Autobiography by Morrissey (G.P. Putnam & Sons – ISBN-10: 03999171541)

Beyond blowing a raspberry, it’s no easy task to respond well to Morrissey’s Autobiography. I’m predisposed to like Morrissey because I’m a huge fan of the Smiths and that wonderful voice of his, which so many are predisposed to despise. I’m in no way a true fan or acolyte, though. The chanteuse/lyricist and semi-suicidal front man for the Manc* band, the Smiths, over its abbreviated but wildly influential existence on millions from 1982 to 1987, made some fantastic pop-rock that represented a sort of existential Geiger counter of the human heart. Those sad, solipsistic Rilkesque couplets were rendered sublime by the sharp, trembling jingle-jangle of Johnny Marr’s brilliant alabaster and steel scratchings at his Strat. So what happened when Mr. ‘Irish Heart/English Blood’ decided to go solo? I realized my heart belonged to Johnny.

The key relationship of his artistic life is never pictured in prose beyond the banal by Morrissey. Marr may indeed be “quite obviously gifted and almost unnaturally multitalented.” Yet he offers his reader none of it. They might as well have been writing letters to each other from separate centuries, like the characters in John Fowles’ The French Lieutenant’s Woman. Indeed, like the hurried acts of guilt-riddled R.C. sex he chooses mostly to just hint at, Morrissey likes to give his fan base blue balls by describing in a third-hand sort of jaded, amorphous critic, Bernard Levin-wannabe way, the depth of admiration he holds for A.E. Housman, W.H. Auden and, of course, Dear Heart, Emily Dickinson.

Actually, this kind of Worship of A.E. and W.H. are one and the same with his obsessive fan worship of the Kinks, beloved Vikki Carr and Shirley Bassey, Cilla Black and the Kinks again. Born a working class Manc myself, I recognize all the usual targets, the back-to-back terraced houses, the outside bogs and the anti-intellectualism. Thick with factory sludge, it is “a cage… where everything lies wherever it was left 100 years ago” and all are in a “race to the grave.” Manchester is “where the 1960s will not swing, and where the locals are the opposite of worldly.” It’s all been done better and to death by Alan Sillitoe. “More brittle and less courteous than anywhere else on earth, Manchester is the old fire wheezing its last.” It’s so much the opposite of my own experiences dancing at the CIS, the Northern Soul at the Twisted Wheel, the fantastic music at UMIST. Morrissey’s Manchester is a kind of Puritan R.C. stronghold undergoing urban renewal while mine is filled with dark humor and a kind of constant sectarian war between Protestant and Catholic with disco truces.
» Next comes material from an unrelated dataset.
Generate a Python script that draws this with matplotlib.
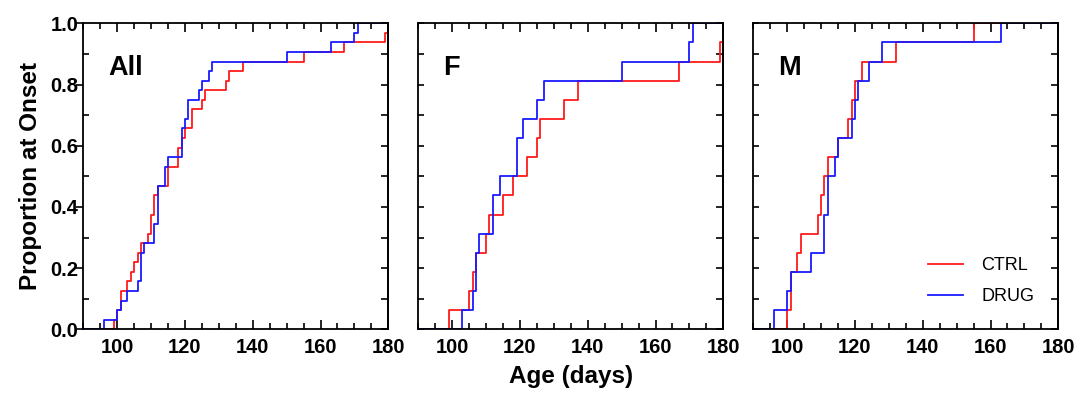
import numpy as np
import matplotlib
matplotlib.use("Agg")
import matplotlib.pyplot as plt
from matplotlib.ticker import MultipleLocator

plt.rcParams["font.family"] = ["Liberation Sans", "DejaVu Sans"]

# onset ages (days); animals per group
N_ALL = 32
N_SEX = 16

all_ctrl = [99, 100, 101, 101, 103, 104, 105, 106, 107, 109, 110, 110, 111, 111,
            112, 115, 115, 118, 118, 119, 120, 122, 122, 125, 126, 132, 133, 137,
            155, 167, 179]
all_drug = [96, 100, 101, 103, 106, 107, 107, 107, 108, 111, 111, 112, 112, 112,
            112, 114, 114, 115, 119, 119, 119, 120, 121, 121, 124, 125, 127, 128,
            150, 163, 170, 171]
f_ctrl = [99, 105, 106, 107, 110, 111, 115, 118, 122, 125, 126, 133, 137, 167, 179]
f_drug = [103, 106, 107, 107, 108, 112, 112, 114, 119, 119, 121, 125, 127, 150,
          170, 171]
m_ctrl = [100, 101, 101, 103, 104, 109, 110, 111, 112, 115, 118, 119, 120, 122,
          132, 155]
m_drug = [96, 100, 101, 107, 111, 111, 112, 112, 114, 115, 119, 120, 121, 124,
          128, 163]

panels = [
    ("All", all_ctrl, all_drug, N_ALL),
    ("F", f_ctrl, f_drug, N_SEX),
    ("M", m_ctrl, m_drug, N_SEX),
]

X_MIN, X_MAX = 90, 180
CTRL_COLOR = "#ff1a1a"
DRUG_COLOR = "#1a1aff"


def cum_curve(days, n):
    """Step coordinates for the cumulative proportion at onset."""
    days = np.sort(np.asarray(days, dtype=float))
    frac = np.arange(1, len(days) + 1) / n
    x = np.concatenate([[X_MIN], days, [X_MAX]])
    y = np.concatenate([[0.0], frac, [frac[-1]]])
    return x, y


fig = plt.figure(figsize=(10.8, 3.94), dpi=100)
lefts = [83.3 / 1080, 418.3 / 1080, 753.3 / 1080]
bottom, width, height = 1 - 329.3 / 394, 305 / 1080, 306 / 394

axes = []
for i, (name, ctrl, drug, n) in enumerate(panels):
    ax = fig.add_axes([lefts[i], bottom, width, height])
    axes.append(ax)

    xc, yc = cum_curve(ctrl, n)
    xd, yd = cum_curve(drug, n)
    ax.step(xc, yc, where="post", color=CTRL_COLOR, lw=1.3, label="CTRL")
    ax.step(xd, yd, where="post", color=DRUG_COLOR, lw=1.3, label="DRUG")

    ax.set_xlim(X_MIN, X_MAX)
    ax.set_ylim(0, 1)
    for s in ax.spines.values():
        s.set_linewidth(1.3)

    ax.xaxis.set_major_locator(MultipleLocator(20))
    ax.xaxis.set_minor_locator(MultipleLocator(5))
    ax.yaxis.set_major_locator(MultipleLocator(0.2))
    ax.yaxis.set_minor_locator(MultipleLocator(0.1))

    ax.tick_params(axis="x", which="both", direction="in", top=True,
                   width=1.2, labelsize=14.5, pad=6)
    ax.tick_params(axis="x", which="major", length=6.5)
    ax.tick_params(axis="x", which="minor", length=4)

    if i == 0:
        ax.tick_params(axis="y", which="major", direction="out", length=5,
                       width=1.2, labelsize=14.5, pad=-1.5)
        ax.tick_params(axis="y", which="minor", direction="in", length=4.5,
                       width=1.2)
        ax.yaxis.set_major_formatter(lambda v, p: f"{v:.1f}")
    else:
        ax.tick_params(axis="y", which="both", direction="in", length=4,
                       width=1.2, labelleft=False)

    sec = ax.secondary_yaxis("right")
    sec.yaxis.set_major_locator(MultipleLocator(0.1))
    sec.tick_params(axis="y", which="both", direction="in", length=5,
                    width=1.2, labelright=False)
    sec.spines["right"].set_linewidth(1.3)

    for lab in ax.get_xticklabels() + ax.get_yticklabels():
        lab.set_fontweight("bold")

    ax.text(0.082, 0.831, name, transform=ax.transAxes, fontsize=19.5,
            fontweight="bold", ha="left", va="baseline")

axes[0].set_ylabel("Proportion at Onset", fontsize=17.5, fontweight="bold",
                   labelpad=6)
axes[1].set_xlabel("Age (days)", fontsize=17.5, fontweight="bold", labelpad=6)

axes[2].legend(loc="upper left", bbox_to_anchor=(0.572, 0.235), frameon=False,
               fontsize=13, handlelength=1.95, handletextpad=1.0,
               labelspacing=0.75, borderpad=0, borderaxespad=0)

fig.savefig("out.png", dpi=100)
Poor miserable Steve has a bomb go off in his life when he’s up late listening to DJ John Peel’s show and gets  that  shock of recognition when he hears the New York Dolls. Puzzled by their snarling energy, David Johansen, Sylvain Sylvain and Johnny Thunders political lyrics and sense of fun touch him somewhere deep. Obsessed with Johansen, still Steve Morrison, sexually ambivalent, über sarcastic, relentlessly battered and humiliated by both bullies and an irritated, embarrassed family, there’s a steady diet of the expected anecdotes about being pushed into the deep end of a swimming pool, being beaten up and, sometimes, rescued. It definitely does clue you in to his obsessions. Indeed, when he repeatedly dances around the house to the Supremes’ I’m Livin’ in Shame until his Dad tells him it’s embarrassing, I have to admit I feel for the father.

The man can write and he exhibits a lovely turn of phrase in each short tender descriptive portrait he makes of his mother and the grand, deep friendship shared with James Maker: “When his true self slipped out, he covered his face with his hands, as if scrubbing himself away… ” Indeed, I would urge him to bury some years in commitment to a novel. Clearly never challenged by any kind of editor with courage, Morrissey wants some payback and he wastes 50 snore-worthy pages vilifying Mike Joyce, the Smiths’ drummer, over a 1996 lawsuit in which Joyce successfully sued for a higher cut of the band’s royalties. I, me, mine: Boring!

My friend Desmond insists it’s all a careful paint-by-numbers Laird of Mopery persona. The utter boredom of at least a third of this puts the lie to that. All I wanted was more Smiths! Morte de Morrissey only lacks its final convincing bloody denouement. A gory corpse for his own gratification. “I am no more unhappy than anyone else,” he insists. Liar!